From 1988 through 1990, Oakland-Alameda County Coliseum suppressed run production by 11 percent compared to other AL parks, and home runs by 18 percent. In 1990 alone, those numbers were minus-23 percent for run production, and minus-27 percent for home runs. (In 1988-90, Tiger Stadium suppressed run production by 4 percent and increased home runs by 18 percent. In 1990, it enhanced both run production and home runs by 5 percent.) Take a look at the road numbers for Fielder and Henderson in 1990:

Road Performance, 1990

Player OBP Slug OPS
Henderson .451 .651 1101
Fielder .359 .579 939

 

In road games, Henderson out-slugged a 51-home run hitter by more than 70 points. And believe it or not, their road home-run totals weren’t all that different: Fielder hit 26 on the road, Henderson 20.

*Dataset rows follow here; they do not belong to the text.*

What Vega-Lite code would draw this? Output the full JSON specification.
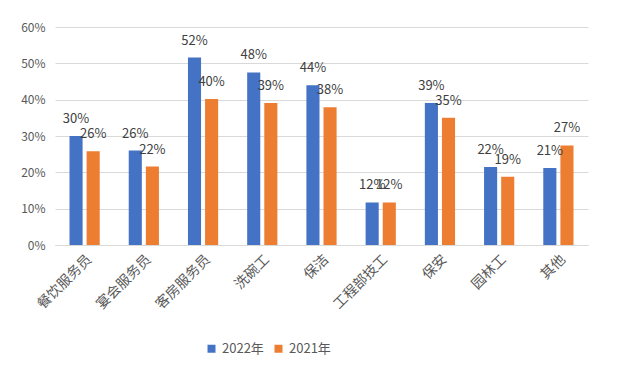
{
  "$schema": "https://vega.github.io/schema/vega-lite/v6.json",
  "width": 533,
  "height": 218,
  "autosize": {"type": "none"},
  "padding": {"left": 55, "top": 27, "right": 33, "bottom": 138},
  "background": "white",
  "config": {
    "font": "Noto Sans CJK SC",
    "view": {"stroke": null}
  },
  "data": {
    "values": [
      {"cat": "餐饮服务员", "year": "2022年", "value": 0.30},
      {"cat": "餐饮服务员", "year": "2021年", "value": 0.258},
      {"cat": "宴会服务员", "year": "2022年", "value": 0.26},
      {"cat": "宴会服务员", "year": "2021年", "value": 0.216},
      {"cat": "客房服务员", "year": "2022年", "value": 0.516},
      {"cat": "客房服务员", "year": "2021年", "value": 0.402},
      {"cat": "洗碗工", "year": "2022年", "value": 0.475},
      {"cat": "洗碗工", "year": "2021年", "value": 0.391},
      {"cat": "保洁", "year": "2022年", "value": 0.44},
      {"cat": "保洁", "year": "2021年", "value": 0.379},
      {"cat": "工程部技工", "year": "2022年", "value": 0.117},
      {"cat": "工程部技工", "year": "2021年", "value": 0.117},
      {"cat": "保安", "year": "2022年", "value": 0.391},
      {"cat": "保安", "year": "2021年", "value": 0.35},
      {"cat": "园林工", "year": "2022年", "value": 0.215},
      {"cat": "园林工", "year": "2021年", "value": 0.188},
      {"cat": "其他", "year": "2022年", "value": 0.212},
      {"cat": "其他", "year": "2021年", "value": 0.274}
    ]
  },
  "encoding": {
    "x": {
      "field": "cat",
      "type": "nominal",
      "sort": null,
      "scale": {"paddingInner": 0.49, "paddingOuter": 0.245},
      "axis": {
        "title": null,
        "labelAngle": -45,
        "labelFontSize": 14,
        "labelColor": "#595959",
        "domainColor": "#D9D9D9",
        "ticks": false,
        "labelPadding": 7
      }
    },
    "xOffset": {
      "field": "year",
      "type": "nominal",
      "sort": ["2022年", "2021年"],
      "scale": {"paddingInner": 0.235}
    },
    "y": {
      "field": "value",
      "type": "quantitative",
      "scale": {"domain": [0, 0.6]},
      "axis": {
        "title": null,
        "format": ".0%",
        "values": [0, 0.1, 0.2, 0.3, 0.4, 0.5, 0.6],
        "domain": false,
        "ticks": false,
        "gridColor": "#D9D9D9",
        "labelColor": "#595959",
        "labelFontSize": 12,
        "labelPadding": 10
      }
    }
  },
  "layer": [
    {
      "mark": {"type": "bar"},
      "encoding": {
        "color": {
          "field": "year",
          "type": "nominal",
          "scale": {"domain": ["2022年", "2021年"], "range": ["#4472C4", "#ED7D31"]},
          "legend": {
            "title": null,
            "orient": "none",
            "direction": "horizontal",
            "legendX": 150,
            "legendY": 315,
            "symbolType": "square",
            "symbolSize": 64,
            "symbolStrokeWidth": 0,
            "labelFontSize": 13,
            "labelColor": "#595959",
            "columnPadding": 8
          }
        }
      }
    },
    {
      "mark": {"type": "text", "baseline": "bottom", "dy": -10, "fontSize": 13, "color": "#404040"},
      "encoding": {
        "text": {"field": "value", "type": "quantitative", "format": ".0%"}
      }
    }
  ]
}
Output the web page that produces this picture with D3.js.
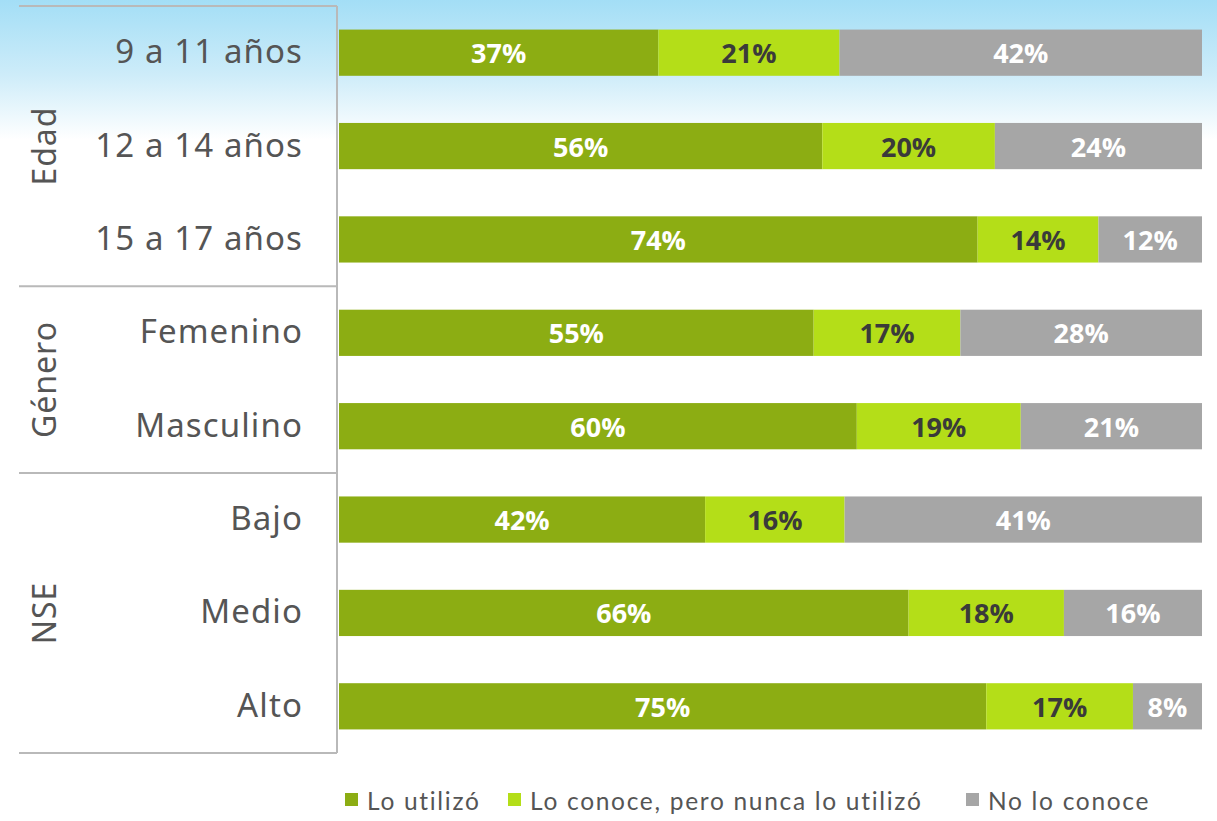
<!DOCTYPE html>
<html><head><meta charset="utf-8">
<script src="https://cdn.jsdelivr.net/npm/d3@7"></script>
<style>body{margin:0;background:#fff;} svg{display:block;}</style>
</head><body>
<svg id="c" width="1217" height="821"></svg>
<script>
const categories = ["9 a 11 años","12 a 14 años","15 a 17 años","Femenino","Masculino","Bajo","Medio","Alto"];
const groups = [
  {name:"Edad", members:["9 a 11 años","12 a 14 años","15 a 17 años"]},
  {name:"Género", members:["Femenino","Masculino"]},
  {name:"NSE", members:["Bajo","Medio","Alto"]}
];
const seriesNames = ["Lo utilizó","Lo conoce, pero nunca lo utilizó","No lo conoce"];
const utilizo = [37,56,74,55,60,42,66,75];
const conoce = [21,20,14,17,19,16,18,17];
const noConoce = [42,24,12,28,21,41,16,8];
const colors = ["#8cad13","#b4de18","#a6a6a6"];
const labelColors = ["#ffffff","#3a3a3a","#ffffff"];

const svg = d3.select("#c");
const W = 1217, H = 821;
const defs = svg.append("defs");
const grad = defs.append("linearGradient").attr("id","bg").attr("x1",0).attr("y1",0).attr("x2",0).attr("y2",1);
grad.append("stop").attr("offset","0").attr("stop-color","#a3def6");
grad.append("stop").attr("offset","0.09").attr("stop-color","#cdecf9");
grad.append("stop").attr("offset","0.17").attr("stop-color","#ffffff");
grad.append("stop").attr("offset","1").attr("stop-color","#ffffff");
svg.append("rect").attr("width",W).attr("height",H).attr("fill","url(#bg)");

const data = categories.map((c,i)=>({cat:c, "Lo utilizó":utilizo[i], "Lo conoce, pero nunca lo utilizó":conoce[i], "No lo conoce":noConoce[i]}));
const stack = d3.stack().keys(seriesNames).offset(d3.stackOffsetExpand);
const stacked = stack(data);

const x = d3.scaleLinear().domain([0,1]).range([339,1202]);
const y = d3.scaleBand().domain(categories).range([6,753]).paddingInner(0.505).paddingOuter(0.2525);

stacked.forEach((s,si)=>{
  const g = svg.append("g");
  g.selectAll("rect").data(s).join("rect")
    .attr("x",d=>x(d[0])).attr("y",d=>y(d.data.cat))
    .attr("width",d=>x(d[1])-x(d[0])).attr("height",y.bandwidth())
    .attr("fill",colors[si]);
  g.selectAll("text").data(s).join("text")
    .attr("x",d=>(x(d[0])+x(d[1]))/2).attr("y",d=>y(d.data.cat)+y.bandwidth()/2)
    .attr("text-anchor","middle").attr("dominant-baseline","central")
    .attr("font-family","'Open Sans', sans-serif").attr("font-weight",700).attr("font-size",27)
    .attr("fill",labelColors[si])
    .text(d=>d.data[seriesNames[si]]+"%");
});

// category labels
svg.append("g").selectAll("text").data(categories).join("text")
  .attr("x",303).attr("y",d=>y(d)+y.bandwidth()/2 - 2)
  .attr("text-anchor","end").attr("dominant-baseline","central")
  .attr("font-family","'Noto Sans',sans-serif").attr("font-size",33)
  .attr("letter-spacing","1.1px")
  .attr("fill","#555555").text(d=>d);

// frame lines
const lineCol = "#b9b9b9";
const step = y.step();
let boundaries = [6];
let idx = 0;
groups.forEach(g=>{ idx += g.members.length; boundaries.push(6 + idx*step); });
svg.append("g").selectAll("line").data(boundaries).join("line")
  .attr("x1",19).attr("x2",337).attr("y1",d=>d).attr("y2",d=>d)
  .attr("stroke",lineCol).attr("stroke-width",2);
svg.append("line").attr("x1",337).attr("x2",337).attr("y1",6).attr("y2",753)
  .attr("stroke",lineCol).attr("stroke-width",2);

// group labels
svg.append("g").selectAll("text").data(groups).join("text")
  .attr("transform",(g,i)=>{
    const cy = (boundaries[i]+boundaries[i+1])/2;
    return `translate(43,${cy}) rotate(-90)`;
  })
  .attr("text-anchor","middle").attr("dominant-baseline","central")
  .attr("font-family","'Noto Sans',sans-serif").attr("font-size",32)
  .attr("letter-spacing","1px")
  .attr("fill","#555555").text(g=>g.name);

// legend
const legX = [345,508,966];
const lg = svg.append("g");
seriesNames.forEach((s,i)=>{
  lg.append("rect").attr("x",legX[i]).attr("y",793).attr("width",13).attr("height",13).attr("fill",colors[i]);
  lg.append("text").attr("x",legX[i]+22).attr("y",800).attr("dominant-baseline","central")
    .attr("font-family","'Lato',sans-serif").attr("font-size",24.5).attr("letter-spacing","1.7px")
    .attr("fill","#555555").text(s);
});
</script>
</body></html>
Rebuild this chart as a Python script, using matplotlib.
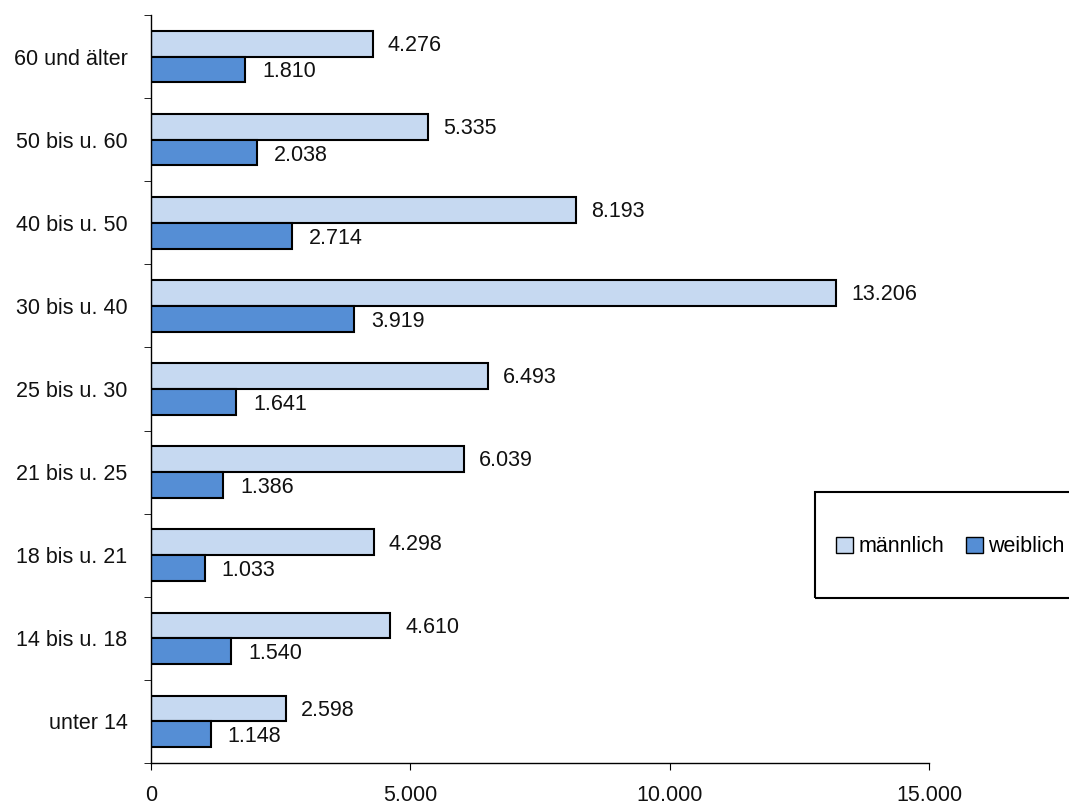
import matplotlib
matplotlib.use("Agg")
import matplotlib.pyplot as plt
import numpy as np
from matplotlib.patches import Patch

categories = ["unter 14", "14 bis u. 18", "18 bis u. 21", "21 bis u. 25", "25 bis u. 30",
              "30 bis u. 40", "40 bis u. 50", "50 bis u. 60", "60 und älter"]
maennlich = [2598, 4610, 4298, 6039, 6493, 13206, 8193, 5335, 4276]
weiblich = [1148, 1540, 1033, 1386, 1641, 3919, 2714, 2038, 1810]
xticks = [0, 5000, 10000, 15000]
xticklabels = ["0", "5.000", "10.000", "15.000"]

plt.rcParams['font.family'] = ['Liberation Sans', 'DejaVu Sans']
FS = 15.5

def fmt(v):
    return f"{v:,}".replace(",", ".")

fig = plt.figure(figsize=(10.69, 8.10), dpi=100)
ax = fig.add_axes([151/1069, 1 - 763/810, (929-151)/1069, (763-15)/810])

y = np.arange(len(categories))
h = 0.31
c_m = "#C6D9F1"
c_w = "#558ED5"
ax.barh(y + h/2, maennlich, height=h, color=c_m, edgecolor="black", linewidth=1.5)
ax.barh(y - h/2, weiblich, height=h, color=c_w, edgecolor="black", linewidth=1.5)

for yi, v in zip(y, maennlich):
    ax.text(v + 290, yi + h/2 - 0.02, fmt(v), va="center", ha="left", fontsize=FS, color="#111111")
for yi, v in zip(y, weiblich):
    ax.text(v + 330, yi - h/2 - 0.03, fmt(v), va="center", ha="left", fontsize=FS, color="#111111")

ax.set_ylim(-0.5, len(categories) - 0.5)
ax.set_xlim(0, 15000)
ax.set_yticks(y)
ax.set_yticklabels(categories, fontsize=FS, color="#111111")
ax.set_yticks(np.arange(-0.5, len(categories), 1), minor=True)
ax.tick_params(axis="y", which="major", length=0, pad=17)
ax.tick_params(axis="y", which="minor", length=5, direction="out")
ax.set_xticks(xticks)
ax.set_xticklabels(xticklabels, fontsize=FS, color="#111111")
ax.tick_params(axis="x", length=5, direction="out", pad=11)

for s in ["top", "right"]:
    ax.spines[s].set_visible(False)
for s in ["left", "bottom"]:
    ax.spines[s].set_linewidth(1.0)

# legend box
handles = [Patch(facecolor=c_m, edgecolor="black", label="männlich"),
           Patch(facecolor=c_w, edgecolor="black", label="weiblich")]
leg = fig.legend(handles=handles, loc="center left",
                 bbox_to_anchor=(836/1069, 1 - 547/810), ncol=2, frameon=False,
                 fontsize=FS, handlelength=0.8, handleheight=0.8, handletextpad=0.25,
                 columnspacing=1.0, borderaxespad=0, borderpad=0)
box = plt.Rectangle((815/1069, 1 - 598/810), 300/1069, 106/810, transform=fig.transFigure,
                    fill=False, edgecolor="black", linewidth=1.5, clip_on=False)
fig.add_artist(box)

fig.savefig("out.png", dpi=100)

Playing in a tough park for hitters, Henderson led the American League in OPS. He led the league in runs scored for the fifth time in his career. He led the league with 65 stolen bases (and was only thrown out 10 times). Henderson was an excellent left fielder, while Fielder was an adequate first baseman, at best (not that the writers usually pay much attention to such things).

The BBWAA actually got this one right. Before we go patting the nation’s baseball writers on their collective back, we should take note of one scary fact … the vote was close. Henderson picked up 317 points (14 first-place votes), Fielder 286 (10).

Fielder’s Detroit Tigers finished nine games off the pace in the American League East. Had the Tigers won 10 more games than they did, the writers–remember, they love RBI men who play for pennant winners–would certainly have made Fielder the MVP rather than Henderson.

To the writers’ credit, though, they got this one right. Rickey Henderson, a great player having one of his greatest seasons, really was the best player in the American Leauge, circa 1990.